WHAT TO DO: Omit all pictures. Copy the rest of the material exactly.

PROVIDED DATA:

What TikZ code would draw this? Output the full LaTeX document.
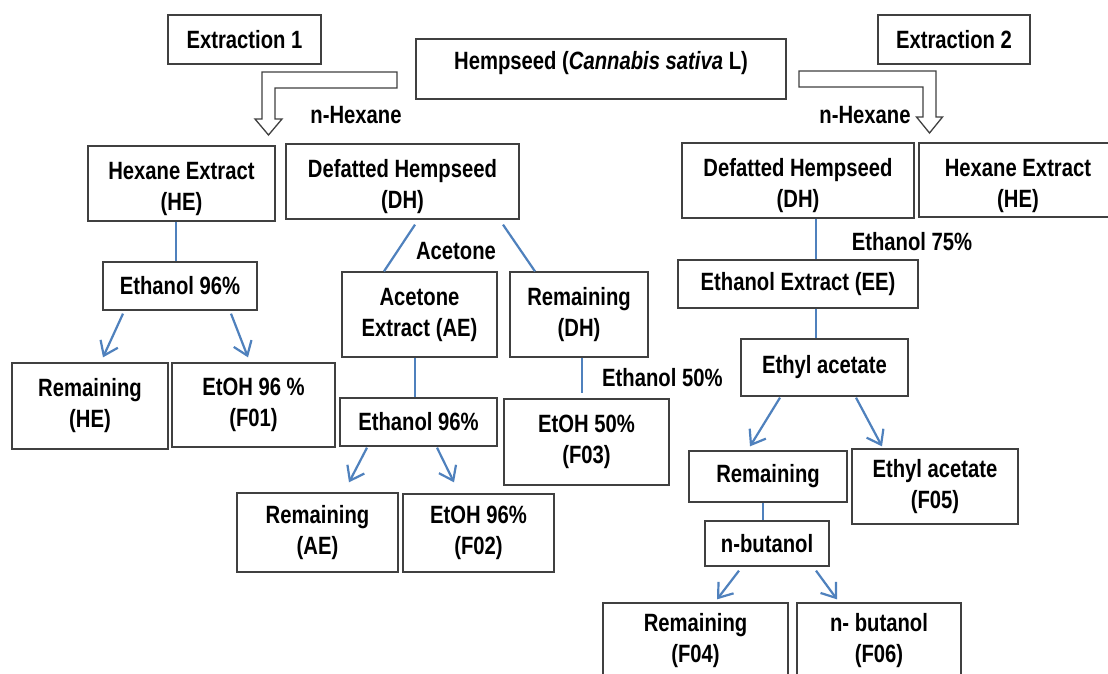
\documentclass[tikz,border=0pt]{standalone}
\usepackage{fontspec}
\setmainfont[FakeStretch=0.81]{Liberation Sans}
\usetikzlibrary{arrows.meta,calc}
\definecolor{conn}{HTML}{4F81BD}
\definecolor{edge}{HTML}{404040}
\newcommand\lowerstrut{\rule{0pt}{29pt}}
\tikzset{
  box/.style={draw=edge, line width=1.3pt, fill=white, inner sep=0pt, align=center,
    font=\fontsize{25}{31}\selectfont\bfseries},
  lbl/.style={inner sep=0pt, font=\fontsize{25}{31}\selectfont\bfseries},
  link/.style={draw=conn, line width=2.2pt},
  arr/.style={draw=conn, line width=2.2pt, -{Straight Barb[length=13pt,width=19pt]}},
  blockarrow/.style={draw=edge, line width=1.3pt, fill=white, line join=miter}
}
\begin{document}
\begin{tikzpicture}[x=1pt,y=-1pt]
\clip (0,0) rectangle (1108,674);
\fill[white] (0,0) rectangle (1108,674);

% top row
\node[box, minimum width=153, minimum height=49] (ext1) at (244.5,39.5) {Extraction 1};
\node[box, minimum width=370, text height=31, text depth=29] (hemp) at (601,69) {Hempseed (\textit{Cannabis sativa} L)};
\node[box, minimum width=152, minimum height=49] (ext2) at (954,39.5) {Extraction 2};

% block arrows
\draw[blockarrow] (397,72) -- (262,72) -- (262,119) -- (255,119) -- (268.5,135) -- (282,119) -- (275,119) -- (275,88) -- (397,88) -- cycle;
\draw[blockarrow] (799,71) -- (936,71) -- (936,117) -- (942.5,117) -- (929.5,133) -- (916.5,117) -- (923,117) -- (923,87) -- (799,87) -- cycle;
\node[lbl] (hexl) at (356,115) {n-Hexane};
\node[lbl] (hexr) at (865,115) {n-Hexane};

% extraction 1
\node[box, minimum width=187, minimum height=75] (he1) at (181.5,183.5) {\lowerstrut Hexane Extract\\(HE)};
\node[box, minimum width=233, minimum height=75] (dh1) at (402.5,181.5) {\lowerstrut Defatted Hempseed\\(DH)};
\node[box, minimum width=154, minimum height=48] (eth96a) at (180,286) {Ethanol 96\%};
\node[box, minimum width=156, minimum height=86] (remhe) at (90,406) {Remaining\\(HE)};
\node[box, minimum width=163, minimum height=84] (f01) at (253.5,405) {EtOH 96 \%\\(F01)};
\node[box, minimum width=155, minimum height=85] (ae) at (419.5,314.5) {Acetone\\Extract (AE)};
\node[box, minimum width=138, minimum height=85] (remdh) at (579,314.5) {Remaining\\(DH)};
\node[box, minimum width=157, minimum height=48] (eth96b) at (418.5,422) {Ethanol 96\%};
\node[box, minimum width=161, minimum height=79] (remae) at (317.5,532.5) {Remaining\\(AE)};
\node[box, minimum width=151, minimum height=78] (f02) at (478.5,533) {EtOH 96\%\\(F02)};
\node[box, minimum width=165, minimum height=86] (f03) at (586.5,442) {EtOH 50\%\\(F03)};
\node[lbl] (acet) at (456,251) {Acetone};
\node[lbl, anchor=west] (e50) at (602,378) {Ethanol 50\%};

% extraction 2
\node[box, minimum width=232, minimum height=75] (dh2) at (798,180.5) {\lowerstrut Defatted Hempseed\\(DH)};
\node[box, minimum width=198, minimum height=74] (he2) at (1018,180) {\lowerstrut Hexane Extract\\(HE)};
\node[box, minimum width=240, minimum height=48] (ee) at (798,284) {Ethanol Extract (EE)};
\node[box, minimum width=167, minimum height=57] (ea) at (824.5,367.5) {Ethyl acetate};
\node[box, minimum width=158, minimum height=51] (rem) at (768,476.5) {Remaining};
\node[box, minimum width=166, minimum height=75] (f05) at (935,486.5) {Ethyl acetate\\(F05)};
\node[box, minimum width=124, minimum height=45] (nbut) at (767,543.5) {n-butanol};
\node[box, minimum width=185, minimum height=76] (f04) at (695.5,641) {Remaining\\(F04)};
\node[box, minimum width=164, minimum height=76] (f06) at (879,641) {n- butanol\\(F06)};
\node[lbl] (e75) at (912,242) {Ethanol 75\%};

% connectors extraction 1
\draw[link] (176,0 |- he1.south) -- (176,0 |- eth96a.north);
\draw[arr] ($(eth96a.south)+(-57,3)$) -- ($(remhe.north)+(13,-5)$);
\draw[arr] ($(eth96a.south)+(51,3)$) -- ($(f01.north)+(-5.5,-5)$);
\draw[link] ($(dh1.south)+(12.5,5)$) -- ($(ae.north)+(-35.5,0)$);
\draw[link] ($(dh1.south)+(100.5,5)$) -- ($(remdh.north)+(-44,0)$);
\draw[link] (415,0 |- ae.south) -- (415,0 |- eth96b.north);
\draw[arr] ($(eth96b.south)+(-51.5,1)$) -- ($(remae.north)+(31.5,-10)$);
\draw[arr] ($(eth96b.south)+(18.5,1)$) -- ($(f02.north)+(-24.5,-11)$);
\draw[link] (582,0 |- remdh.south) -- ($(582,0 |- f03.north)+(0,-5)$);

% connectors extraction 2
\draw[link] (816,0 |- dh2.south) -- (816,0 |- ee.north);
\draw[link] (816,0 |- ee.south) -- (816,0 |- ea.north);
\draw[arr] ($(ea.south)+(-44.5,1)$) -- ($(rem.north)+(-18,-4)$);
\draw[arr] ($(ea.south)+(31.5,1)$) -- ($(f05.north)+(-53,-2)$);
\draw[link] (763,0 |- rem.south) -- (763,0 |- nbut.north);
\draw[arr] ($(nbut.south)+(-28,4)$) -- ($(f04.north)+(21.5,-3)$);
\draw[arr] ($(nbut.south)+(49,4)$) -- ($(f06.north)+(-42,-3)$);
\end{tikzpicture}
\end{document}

RESPONSE TO THE TASK:
What TikZ code would draw this? Output the full LaTeX document.
\documentclass[tikz,border=0pt]{standalone}
\usepackage{fontspec}
\setmainfont[FakeStretch=0.81]{Liberation Sans}
\usetikzlibrary{arrows.meta,calc}
\definecolor{conn}{HTML}{4F81BD}
\definecolor{edge}{HTML}{404040}
\newcommand\lowerstrut{\rule{0pt}{29pt}}
\tikzset{
  box/.style={draw=edge, line width=1.3pt, fill=white, inner sep=0pt, align=center,
    font=\fontsize{25}{31}\selectfont\bfseries},
  lbl/.style={inner sep=0pt, font=\fontsize{25}{31}\selectfont\bfseries},
  link/.style={draw=conn, line width=2.2pt},
  arr/.style={draw=conn, line width=2.2pt, -{Straight Barb[length=13pt,width=19pt]}},
  blockarrow/.style={draw=edge, line width=1.3pt, fill=white, line join=miter}
}
\begin{document}
\begin{tikzpicture}[x=1pt,y=-1pt]
\clip (0,0) rectangle (1108,674);
\fill[white] (0,0) rectangle (1108,674);

% top row
\node[box, minimum width=153, minimum height=49] (ext1) at (244.5,39.5) {Extraction 1};
\node[box, minimum width=370, text height=31, text depth=29] (hemp) at (601,69) {Hempseed (\textit{Cannabis sativa} L)};
\node[box, minimum width=152, minimum height=49] (ext2) at (954,39.5) {Extraction 2};

% block arrows
\draw[blockarrow] (397,72) -- (262,72) -- (262,119) -- (255,119) -- (268.5,135) -- (282,119) -- (275,119) -- (275,88) -- (397,88) -- cycle;
\draw[blockarrow] (799,71) -- (936,71) -- (936,117) -- (942.5,117) -- (929.5,133) -- (916.5,117) -- (923,117) -- (923,87) -- (799,87) -- cycle;
\node[lbl] (hexl) at (356,115) {n-Hexane};
\node[lbl] (hexr) at (865,115) {n-Hexane};

% extraction 1
\node[box, minimum width=187, minimum height=75] (he1) at (181.5,183.5) {\lowerstrut Hexane Extract\\(HE)};
\node[box, minimum width=233, minimum height=75] (dh1) at (402.5,181.5) {\lowerstrut Defatted Hempseed\\(DH)};
\node[box, minimum width=154, minimum height=48] (eth96a) at (180,286) {Ethanol 96\%};
\node[box, minimum width=156, minimum height=86] (remhe) at (90,406) {Remaining\\(HE)};
\node[box, minimum width=163, minimum height=84] (f01) at (253.5,405) {EtOH 96 \%\\(F01)};
\node[box, minimum width=155, minimum height=85] (ae) at (419.5,314.5) {Acetone\\Extract (AE)};
\node[box, minimum width=138, minimum height=85] (remdh) at (579,314.5) {Remaining\\(DH)};
\node[box, minimum width=157, minimum height=48] (eth96b) at (418.5,422) {Ethanol 96\%};
\node[box, minimum width=161, minimum height=79] (remae) at (317.5,532.5) {Remaining\\(AE)};
\node[box, minimum width=151, minimum height=78] (f02) at (478.5,533) {EtOH 96\%\\(F02)};
\node[box, minimum width=165, minimum height=86] (f03) at (586.5,442) {EtOH 50\%\\(F03)};
\node[lbl] (acet) at (456,251) {Acetone};
\node[lbl, anchor=west] (e50) at (602,378) {Ethanol 50\%};

% extraction 2
\node[box, minimum width=232, minimum height=75] (dh2) at (798,180.5) {\lowerstrut Defatted Hempseed\\(DH)};
\node[box, minimum width=198, minimum height=74] (he2) at (1018,180) {\lowerstrut Hexane Extract\\(HE)};
\node[box, minimum width=240, minimum height=48] (ee) at (798,284) {Ethanol Extract (EE)};
\node[box, minimum width=167, minimum height=57] (ea) at (824.5,367.5) {Ethyl acetate};
\node[box, minimum width=158, minimum height=51] (rem) at (768,476.5) {Remaining};
\node[box, minimum width=166, minimum height=75] (f05) at (935,486.5) {Ethyl acetate\\(F05)};
\node[box, minimum width=124, minimum height=45] (nbut) at (767,543.5) {n-butanol};
\node[box, minimum width=185, minimum height=76] (f04) at (695.5,641) {Remaining\\(F04)};
\node[box, minimum width=164, minimum height=76] (f06) at (879,641) {n- butanol\\(F06)};
\node[lbl] (e75) at (912,242) {Ethanol 75\%};

% connectors extraction 1
\draw[link] (176,0 |- he1.south) -- (176,0 |- eth96a.north);
\draw[arr] ($(eth96a.south)+(-57,3)$) -- ($(remhe.north)+(13,-5)$);
\draw[arr] ($(eth96a.south)+(51,3)$) -- ($(f01.north)+(-5.5,-5)$);
\draw[link] ($(dh1.south)+(12.5,5)$) -- ($(ae.north)+(-35.5,0)$);
\draw[link] ($(dh1.south)+(100.5,5)$) -- ($(remdh.north)+(-44,0)$);
\draw[link] (415,0 |- ae.south) -- (415,0 |- eth96b.north);
\draw[arr] ($(eth96b.south)+(-51.5,1)$) -- ($(remae.north)+(31.5,-10)$);
\draw[arr] ($(eth96b.south)+(18.5,1)$) -- ($(f02.north)+(-24.5,-11)$);
\draw[link] (582,0 |- remdh.south) -- ($(582,0 |- f03.north)+(0,-5)$);

% connectors extraction 2
\draw[link] (816,0 |- dh2.south) -- (816,0 |- ee.north);
\draw[link] (816,0 |- ee.south) -- (816,0 |- ea.north);
\draw[arr] ($(ea.south)+(-44.5,1)$) -- ($(rem.north)+(-18,-4)$);
\draw[arr] ($(ea.south)+(31.5,1)$) -- ($(f05.north)+(-53,-2)$);
\draw[link] (763,0 |- rem.south) -- (763,0 |- nbut.north);
\draw[arr] ($(nbut.south)+(-28,4)$) -- ($(f04.north)+(21.5,-3)$);
\draw[arr] ($(nbut.south)+(49,4)$) -- ($(f06.north)+(-42,-3)$);
\end{tikzpicture}
\end{document}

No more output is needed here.